Ah, those Parisian intellectuals! An amusing tale from Adam Sage in the Times (£):
An anguished debate has erupted among French intellectuals after an Italian Marxist whom they lionised as a victim of oppression and injustice confessed to being a murderer.
Cesare Battisti, 64, a former member of the Armed Proletarians for Communism, embarrassed the French literati who were his most ardent defenders when he admitted last week to a series of killings and knee-cappings in Italy in the late 1970s.
Battisti lived openly in France for 14 years from 1990 despite having been convicted in his absence in Italy of carrying out two murders and aiding and abetting two others. He earned a living as a crime writer, a television scriptwriter and an occasional contributor to Playboy.

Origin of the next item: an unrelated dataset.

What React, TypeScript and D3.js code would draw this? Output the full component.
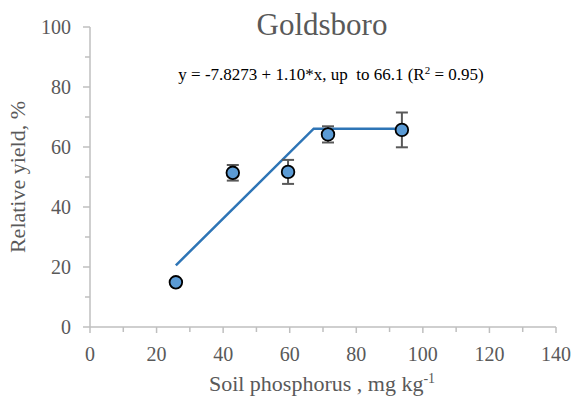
import React from 'react';
import * as d3 from 'd3';

// Soil P (mg/kg), relative yield (%), and error bar half-widths
const soilP = [25.8, 42.9, 59.5, 71.5, 93.7];
const relYield = [14.9, 51.4, 51.7, 64.2, 65.7];
const yieldErr = [0, 2.6, 4.0, 2.7, 5.8];

// Linear-plateau fit
const intercept = -7.8273;
const slope = 1.1;
const plateau = 66.1;
const fitStart = 25.8;
const fitEnd = 93.7;

const xTicks = [0, 20, 40, 60, 80, 100, 120, 140];
const yTicks = [0, 20, 40, 60, 80, 100];
const xMinor = [10, 30, 50, 70, 90, 110, 130];
const yMinor = [10, 30, 50, 70, 90];

const FONT = "'Liberation Serif', Tinos, 'Times New Roman', FreeSerif, serif";
const GREY = '#595959';
const AXIS = '#BFBFBF';

export default function App() {
  const x = d3.scaleLinear().domain([0, 140]).range([90, 556]);
  const y = d3.scaleLinear().domain([0, 100]).range([327, 27]);

  const join = (plateau - intercept) / slope;
  const fit: [number, number][] = [
    [fitStart, intercept + slope * fitStart],
    [join, plateau],
    [fitEnd, plateau],
  ];
  const line = d3
    .line<[number, number]>()
    .x((d) => x(d[0]))
    .y((d) => y(d[1]));

  const pts = soilP.map((p, i) => ({ p, v: relYield[i], e: yieldErr[i] }));

  return (
    <svg
      width={576}
      height={403}
      fontFamily={FONT}
      style={{ position: 'absolute', left: 0, top: 0, background: '#fff' }}
    >
      {/* Y axis */}
      <line x1={x(0)} x2={x(0)} y1={y(0)} y2={y(100)} stroke={AXIS} strokeWidth={1.5} />
      {yTicks.map((t) => (
        <g key={'yt' + t}>
          <line x1={x(0) - 7} x2={x(0)} y1={y(t)} y2={y(t)} stroke={AXIS} strokeWidth={1.5} />
          <text
            x={x(0) - 19}
            y={y(t)}
            dy="0.35em"
            textAnchor="end"
            fontFamily={FONT}
            fontSize={20}
            fill={GREY}
          >
            {t}
          </text>
        </g>
      ))}
      {yMinor.map((t) => (
        <line key={'ym' + t} x1={x(0) - 5} x2={x(0)} y1={y(t)} y2={y(t)} stroke={AXIS} strokeWidth={1.5} />
      ))}

      {/* X axis */}
      <line x1={x(0)} x2={x(140)} y1={y(0)} y2={y(0)} stroke={AXIS} strokeWidth={1.5} />
      {xTicks.map((t) => (
        <g key={'xt' + t}>
          <line x1={x(t)} x2={x(t)} y1={y(0)} y2={y(0) + 6} stroke={AXIS} strokeWidth={1.5} />
          <text
            x={x(t)}
            y={y(0) + 34}
            textAnchor="middle"
            fontFamily={FONT}
            fontSize={20}
            fill={GREY}
          >
            {t}
          </text>
        </g>
      ))}
      {xMinor.map((t) => (
        <line key={'xm' + t} x1={x(t)} x2={x(t)} y1={y(0)} y2={y(0) + 5} stroke={AXIS} strokeWidth={1.5} />
      ))}

      {/* Linear-plateau fit */}
      <path d={line(fit) || ''} fill="none" stroke="#2E75B6" strokeWidth={2.5} />

      {/* Error bars */}
      {pts
        .filter((d) => d.e > 0)
        .map((d, i) => (
          <g key={'eb' + i} stroke={GREY} strokeWidth={2}>
            <line x1={x(d.p)} x2={x(d.p)} y1={y(d.v + d.e)} y2={y(d.v - d.e)} />
            <line x1={x(d.p) - 6} x2={x(d.p) + 6} y1={y(d.v + d.e)} y2={y(d.v + d.e)} />
            <line x1={x(d.p) - 6} x2={x(d.p) + 6} y1={y(d.v - d.e)} y2={y(d.v - d.e)} />
          </g>
        ))}

      {/* Points */}
      {pts.map((d, i) => (
        <circle
          key={'pt' + i}
          cx={x(d.p)}
          cy={y(d.v)}
          r={6.3}
          fill="#5B9BD5"
          stroke="#000"
          strokeWidth={1.8}
        />
      ))}

      {/* Title */}
      <text x={322} y={35} textAnchor="middle" fontFamily={FONT} fontSize={31} fill={GREY}>
        Goldsboro
      </text>

      {/* Equation */}
      <text x={331} y={80} textAnchor="middle" fontFamily={FONT} fontSize={17} fill="#000" style={{ whiteSpace: 'pre' }}>
        <tspan>{'y = -7.8273 + 1.10*x, up  to 66.1 (R'}</tspan>
        <tspan dy={-6} fontSize={11}>2</tspan>
        <tspan dy={6}>{' = 0.95)'}</tspan>
      </text>

      {/* Axis titles */}
      <text x={322} y={391} textAnchor="middle" fontFamily={FONT} fontSize={22} fill={GREY}>
        <tspan>Soil phosphorus , mg kg</tspan>
        <tspan dy={-8} fontSize={14}>-1</tspan>
      </text>
      <text
        transform="translate(25,177) rotate(-90)"
        textAnchor="middle"
        fontFamily={FONT}
        fontSize={22}
        fill={GREY}
      >
        Relative yield, %
      </text>
    </svg>
  );
}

When a French court upheld an Italian extradition request in 2004, authors, artists, philosophers and politicians sprang to his defence. They denounced Italian justice as biased, proclaimed his innocence — even though he refused to do so explicitly for many years — and said that he should be able to live freely in France.
Some likened him to Victor Hugo, who was forced into exile in 1851 after criticising the French emperor Napoleon III. Others compared him to Alfred Dreyfuss, the French army captain who fell victim to antisemites in 1894.
They continued to campaign for him when he fled to Brazil, where he was given shelter until the arrival in office late last year of the right-wing President Bolsonaro.
Battisti left Brazil for Bolivia but was arrested there in January and extradited to Italy. Under questioning he not only admitted to the crimes but said that he had “never been a victim of injustice”. He went on to say that his backers had been interested only in his ideology and not in his innocence or guilt.
The publishing house Seuil, based on the Left Bank in Paris, said that it would postpone the publication of Battisti’s latest work, which was handed in by his French supporters after his arrest. Gwenaëlle Denoyers, 38, the head of Seuil’s crime-writing department, said that she had “fallen in love” with the text before seeing that he had confessed. “My jaw dropped,” she said. “It was obviously a shock.”
Laurent Joffrin, 66, the editor of Libération, the left-wing newspaper that campaigned for Battisti, said: “How can we not recognise that as far as France is concerned this campaign, which occupied a large place in the media, had something seriously frivolous about it, or even dangerously naive?”...
Fred Vargas, 61, France’s most popular crime writer, who led the campaign for Battisti to be given asylum, said she still believed in his innocence: “People are going to think I’m an idiot again.”
Yep.
Other French intellectuals who backed Battisti, such as Bernard-Henri Lévy, 70, the country’s best-known philosopher, have not commented.